JGieseking 6 April, 2013 Critical Social Psychology, Embodiment, Environment, Environmental Psychology, Public/Private, Publics

My co-authored paper with the fabulous Susan Opotow, “Foreground and Background: Environment as Site and Social Issue,” in the 75th anniversary issue in 2011 of the Journal of Social Issues is now available here for free download in pre-print form. Susan and I were curious about how the Society for the Psychological Study of Social Issues (SPSSI) considered the role of environment in their work. We decided to use the complete published works of the Journal of Social Issues and key social psychology methods texts as a dataset for the shifting constructs and understanding of environment in critical social psychological work. Please note that only the final print version may be cited.
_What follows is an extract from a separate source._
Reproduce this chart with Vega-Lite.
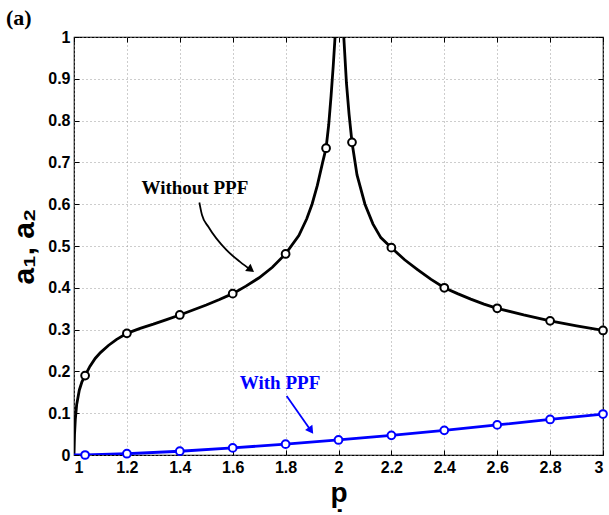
{
  "$schema": "https://vega.github.io/schema/vega-lite/v6.json",
  "width": 529,
  "height": 418,
  "autosize": "none",
  "padding": {"left": 74, "top": 37, "right": 6, "bottom": 60},
  "background": "white",
  "title": {"text": "(a)", "font": "Liberation Serif", "fontSize": 22, "fontWeight": "bold", "color": "black", "anchor": "start", "frame": "group", "dx": -68, "dy": 26, "offset": 8, "baseline": "alphabetic"},
  "datasets": {
    "curve": [
      {"p": 1.0, "a": 0.0, "series": "Without PPF", "branch": "L"},
      {"p": 1.002, "a": 0.05, "series": "Without PPF", "branch": "L"},
      {"p": 1.005, "a": 0.085, "series": "Without PPF", "branch": "L"},
      {"p": 1.01, "a": 0.12, "series": "Without PPF", "branch": "L"},
      {"p": 1.02, "a": 0.155, "series": "Without PPF", "branch": "L"},
      {"p": 1.03, "a": 0.175, "series": "Without PPF", "branch": "L"},
      {"p": 1.042, "a": 0.19, "series": "Without PPF", "branch": "L"},
      {"p": 1.06, "a": 0.212, "series": "Without PPF", "branch": "L"},
      {"p": 1.08, "a": 0.231, "series": "Without PPF", "branch": "L"},
      {"p": 1.1, "a": 0.245, "series": "Without PPF", "branch": "L"},
      {"p": 1.13, "a": 0.262, "series": "Without PPF", "branch": "L"},
      {"p": 1.16, "a": 0.276, "series": "Without PPF", "branch": "L"},
      {"p": 1.2, "a": 0.291, "series": "Without PPF", "branch": "L"},
      {"p": 1.25, "a": 0.303, "series": "Without PPF", "branch": "L"},
      {"p": 1.3, "a": 0.313, "series": "Without PPF", "branch": "L"},
      {"p": 1.35, "a": 0.324, "series": "Without PPF", "branch": "L"},
      {"p": 1.4, "a": 0.335, "series": "Without PPF", "branch": "L"},
      {"p": 1.45, "a": 0.347, "series": "Without PPF", "branch": "L"},
      {"p": 1.5, "a": 0.359, "series": "Without PPF", "branch": "L"},
      {"p": 1.55, "a": 0.372, "series": "Without PPF", "branch": "L"},
      {"p": 1.6, "a": 0.386, "series": "Without PPF", "branch": "L"},
      {"p": 1.65, "a": 0.404, "series": "Without PPF", "branch": "L"},
      {"p": 1.7, "a": 0.424, "series": "Without PPF", "branch": "L"},
      {"p": 1.75, "a": 0.449, "series": "Without PPF", "branch": "L"},
      {"p": 1.8, "a": 0.481, "series": "Without PPF", "branch": "L"},
      {"p": 1.85, "a": 0.525, "series": "Without PPF", "branch": "L"},
      {"p": 1.88, "a": 0.565, "series": "Without PPF", "branch": "L"},
      {"p": 1.9, "a": 0.6, "series": "Without PPF", "branch": "L"},
      {"p": 1.92, "a": 0.645, "series": "Without PPF", "branch": "L"},
      {"p": 1.94, "a": 0.7, "series": "Without PPF", "branch": "L"},
      {"p": 1.953, "a": 0.734, "series": "Without PPF", "branch": "L"},
      {"p": 1.963, "a": 0.79, "series": "Without PPF", "branch": "L"},
      {"p": 1.972, "a": 0.86, "series": "Without PPF", "branch": "L"},
      {"p": 1.98, "a": 0.93, "series": "Without PPF", "branch": "L"},
      {"p": 1.987, "a": 1.0, "series": "Without PPF", "branch": "L"},
      {"p": 2.02, "a": 1.0, "series": "Without PPF", "branch": "R"},
      {"p": 2.03, "a": 0.89, "series": "Without PPF", "branch": "R"},
      {"p": 2.04, "a": 0.815, "series": "Without PPF", "branch": "R"},
      {"p": 2.051, "a": 0.748, "series": "Without PPF", "branch": "R"},
      {"p": 2.07, "a": 0.67, "series": "Without PPF", "branch": "R"},
      {"p": 2.1, "a": 0.6, "series": "Without PPF", "branch": "R"},
      {"p": 2.13, "a": 0.553, "series": "Without PPF", "branch": "R"},
      {"p": 2.16, "a": 0.52, "series": "Without PPF", "branch": "R"},
      {"p": 2.2, "a": 0.496, "series": "Without PPF", "branch": "R"},
      {"p": 2.25, "a": 0.467, "series": "Without PPF", "branch": "R"},
      {"p": 2.3, "a": 0.443, "series": "Without PPF", "branch": "R"},
      {"p": 2.35, "a": 0.42, "series": "Without PPF", "branch": "R"},
      {"p": 2.4, "a": 0.4, "series": "Without PPF", "branch": "R"},
      {"p": 2.45, "a": 0.386, "series": "Without PPF", "branch": "R"},
      {"p": 2.5, "a": 0.373, "series": "Without PPF", "branch": "R"},
      {"p": 2.55, "a": 0.361, "series": "Without PPF", "branch": "R"},
      {"p": 2.6, "a": 0.351, "series": "Without PPF", "branch": "R"},
      {"p": 2.7, "a": 0.335, "series": "Without PPF", "branch": "R"},
      {"p": 2.8, "a": 0.321, "series": "Without PPF", "branch": "R"},
      {"p": 2.9, "a": 0.309, "series": "Without PPF", "branch": "R"},
      {"p": 3.0, "a": 0.298, "series": "Without PPF", "branch": "R"},
      {"p": 1.0, "a": 0.0, "series": "With PPF", "branch": "B"},
      {"p": 1.042, "a": 0.0, "series": "With PPF", "branch": "B"},
      {"p": 1.2, "a": 0.003, "series": "With PPF", "branch": "B"},
      {"p": 1.4, "a": 0.009, "series": "With PPF", "branch": "B"},
      {"p": 1.6, "a": 0.017, "series": "With PPF", "branch": "B"},
      {"p": 1.8, "a": 0.026, "series": "With PPF", "branch": "B"},
      {"p": 2.0, "a": 0.036, "series": "With PPF", "branch": "B"},
      {"p": 2.2, "a": 0.047, "series": "With PPF", "branch": "B"},
      {"p": 2.4, "a": 0.059, "series": "With PPF", "branch": "B"},
      {"p": 2.6, "a": 0.072, "series": "With PPF", "branch": "B"},
      {"p": 2.8, "a": 0.085, "series": "With PPF", "branch": "B"},
      {"p": 3.0, "a": 0.098, "series": "With PPF", "branch": "B"}
    ],
    "markers": [
      {"p": 1.042, "a": 0.19, "series": "Without PPF"},
      {"p": 1.2, "a": 0.291, "series": "Without PPF"},
      {"p": 1.4, "a": 0.335, "series": "Without PPF"},
      {"p": 1.6, "a": 0.386, "series": "Without PPF"},
      {"p": 1.8, "a": 0.481, "series": "Without PPF"},
      {"p": 1.953, "a": 0.734, "series": "Without PPF"},
      {"p": 2.051, "a": 0.748, "series": "Without PPF"},
      {"p": 2.2, "a": 0.496, "series": "Without PPF"},
      {"p": 2.4, "a": 0.4, "series": "Without PPF"},
      {"p": 2.6, "a": 0.351, "series": "Without PPF"},
      {"p": 2.8, "a": 0.321, "series": "Without PPF"},
      {"p": 3.0, "a": 0.298, "series": "Without PPF"},
      {"p": 1.042, "a": 0.0, "series": "With PPF"},
      {"p": 1.2, "a": 0.003, "series": "With PPF"},
      {"p": 1.4, "a": 0.009, "series": "With PPF"},
      {"p": 1.6, "a": 0.017, "series": "With PPF"},
      {"p": 1.8, "a": 0.026, "series": "With PPF"},
      {"p": 2.0, "a": 0.036, "series": "With PPF"},
      {"p": 2.2, "a": 0.047, "series": "With PPF"},
      {"p": 2.4, "a": 0.059, "series": "With PPF"},
      {"p": 2.6, "a": 0.072, "series": "With PPF"},
      {"p": 2.8, "a": 0.085, "series": "With PPF"},
      {"p": 3.0, "a": 0.098, "series": "With PPF"}
    ],
    "arrows": [
      {"p": 1.474, "a": 0.604, "series": "Without PPF", "i": 0},
      {"p": 1.484, "a": 0.574, "series": "Without PPF", "i": 1},
      {"p": 1.508, "a": 0.546, "series": "Without PPF", "i": 2},
      {"p": 1.577, "a": 0.49, "series": "Without PPF", "i": 3},
      {"p": 1.628, "a": 0.462, "series": "Without PPF", "i": 4},
      {"p": 1.67, "a": 0.442, "series": "Without PPF", "i": 5},
      {"p": 1.804, "a": 0.141, "series": "With PPF", "i": 0},
      {"p": 1.898, "a": 0.056, "series": "With PPF", "i": 1}
    ],
    "heads": [
      {"p": 1.665, "a": 0.445, "series": "Without PPF"}
    ],
    "heads2": [
      {"p": 1.893, "a": 0.061, "series": "With PPF"}
    ],
    "labels": [
      {"p": 1.457, "a": 0.639, "series": "Without PPF"},
      {"p": 1.779, "a": 0.172, "series": "With PPF"}
    ]
  },
  "resolve": {"axis": {"x": "independent", "y": "independent"}},
  "layer": [
    {
      "data": {"name": "curve"},
      "mark": {"type": "line", "strokeWidth": 2.8, "clip": true},
      "encoding": {
        "x": {"field": "p", "type": "quantitative", "scale": {"domain": [1, 3], "nice": false},
          "axis": {"orient": "bottom", "values": [1, 1.2, 1.4, 1.6, 1.8, 2, 2.2, 2.4, 2.6, 2.8, 3], "format": "~g", "title": "p̣", "titleFontSize": 28, "titlePadding": 4}},
        "y": {"field": "a", "type": "quantitative", "scale": {"domain": [0, 1], "nice": false},
          "axis": {"orient": "left", "values": [0, 0.1, 0.2, 0.3, 0.4, 0.5, 0.6, 0.7, 0.8, 0.9, 1], "format": "~g", "title": "a₁, a₂", "titleFontSize": 30, "titlePadding": 8}},
        "color": {"field": "series", "type": "nominal", "scale": {"domain": ["Without PPF", "With PPF"], "range": ["#000000", "#0000ff"]}, "legend": null},
        "detail": {"field": "branch"}
      }
    },
    {
      "data": {"name": "markers"},
      "mark": {"type": "point", "filled": false, "fill": "white", "fillOpacity": 1, "strokeWidth": 2, "size": 60, "opacity": 1},
      "encoding": {
        "x": {"field": "p", "type": "quantitative", "axis": null},
        "y": {"field": "a", "type": "quantitative", "axis": null},
        "color": {"field": "series", "type": "nominal", "legend": null}
      }
    },
    {
      "data": {"name": "arrows"},
      "mark": {"type": "line", "strokeWidth": 1.8, "interpolate": "monotone"},
      "encoding": {
        "x": {"field": "p", "type": "quantitative", "axis": null},
        "y": {"field": "a", "type": "quantitative", "axis": null},
        "order": {"field": "i"},
        "color": {"field": "series", "type": "nominal", "legend": null}
      }
    },
    {
      "data": {"name": "heads"},
      "mark": {"type": "point", "shape": "triangle", "filled": true, "size": 80, "angle": 127, "opacity": 1},
      "encoding": {
        "x": {"field": "p", "type": "quantitative", "axis": null},
        "y": {"field": "a", "type": "quantitative", "axis": null},
        "color": {"field": "series", "type": "nominal", "legend": null}
      }
    },
    {
      "data": {"name": "heads2"},
      "mark": {"type": "point", "shape": "triangle", "filled": true, "size": 80, "angle": 145, "opacity": 1},
      "encoding": {
        "x": {"field": "p", "type": "quantitative", "axis": null},
        "y": {"field": "a", "type": "quantitative", "axis": null},
        "color": {"field": "series", "type": "nominal", "legend": null}
      }
    },
    {
      "data": {"name": "labels"},
      "mark": {"type": "text", "font": "Liberation Serif", "fontWeight": "bold", "fontSize": 19},
      "encoding": {
        "x": {"field": "p", "type": "quantitative", "axis": null},
        "y": {"field": "a", "type": "quantitative", "axis": null},
        "text": {"field": "series"},
        "color": {"field": "series", "type": "nominal", "legend": null}
      }
    },
    {
      "data": {"name": "markers"},
      "mark": {"type": "point", "opacity": 0},
      "encoding": {
        "x": {"field": "p", "type": "quantitative",
          "axis": {"orient": "top", "values": [1, 1.2, 1.4, 1.6, 1.8, 2, 2.2, 2.4, 2.6, 2.8, 3], "labels": false, "grid": false, "title": null}},
        "y": {"field": "a", "type": "quantitative",
          "axis": {"orient": "right", "values": [0, 0.1, 0.2, 0.3, 0.4, 0.5, 0.6, 0.7, 0.8, 0.9, 1], "labels": false, "grid": false, "title": null}}
      }
    }
  ],
  "config": {
    "view": {"stroke": "black", "strokeWidth": 1.2},
    "axis": {
      "domain": false,
      "grid": true,
      "gridColor": "#9a9a9a",
      "gridDash": [1, 3],
      "gridWidth": 1,
      "ticks": true,
      "tickColor": "black",
      "tickSize": -5,
      "tickWidth": 1,
      "labelFont": "Liberation Sans",
      "labelFontWeight": "bold",
      "labelFontSize": 16,
      "labelColor": "black",
      "labelPadding": 9,
      "titleFont": "Liberation Sans",
      "titleFontWeight": "bold",
      "titleColor": "black"
    }
  }
}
Here’s the final citation:

Opotow, Susan, and Jen Gieseking. 2011. “Foreground and Background: Environment as Site and Social Issue.” Journal of Social Issues 67 (1): 179–196. doi:10.1111/j.1540-4560.2010.01691.x.
Abstract
To examine how the Society for the Psychological Study of Social Issues (SPSSI) has engaged with environmental issues throughout its 75-year history, we consulted five SPSSI-based data sources. Our analysis, attentive to the larger sociopolitical contexts over time, focuses on SPSSI’s attention to the physical environment, the places in which social living and interactions occur. In SPSSI’s early years, social issues research was often situated within specific locales. Since 1960 and the emergence of environmental psychology and the environmental movement, SPSSI increasing focuses on environment as a social issue in its own right as well part of other social issues. Over time there has been a decline in mentions of the physical environment in SPSSI’s methods texts. This historical analysis highlights the specifics of context in SPSSI’s environmental research and urges attention to the physical as well as social aspects of environment in research and activism.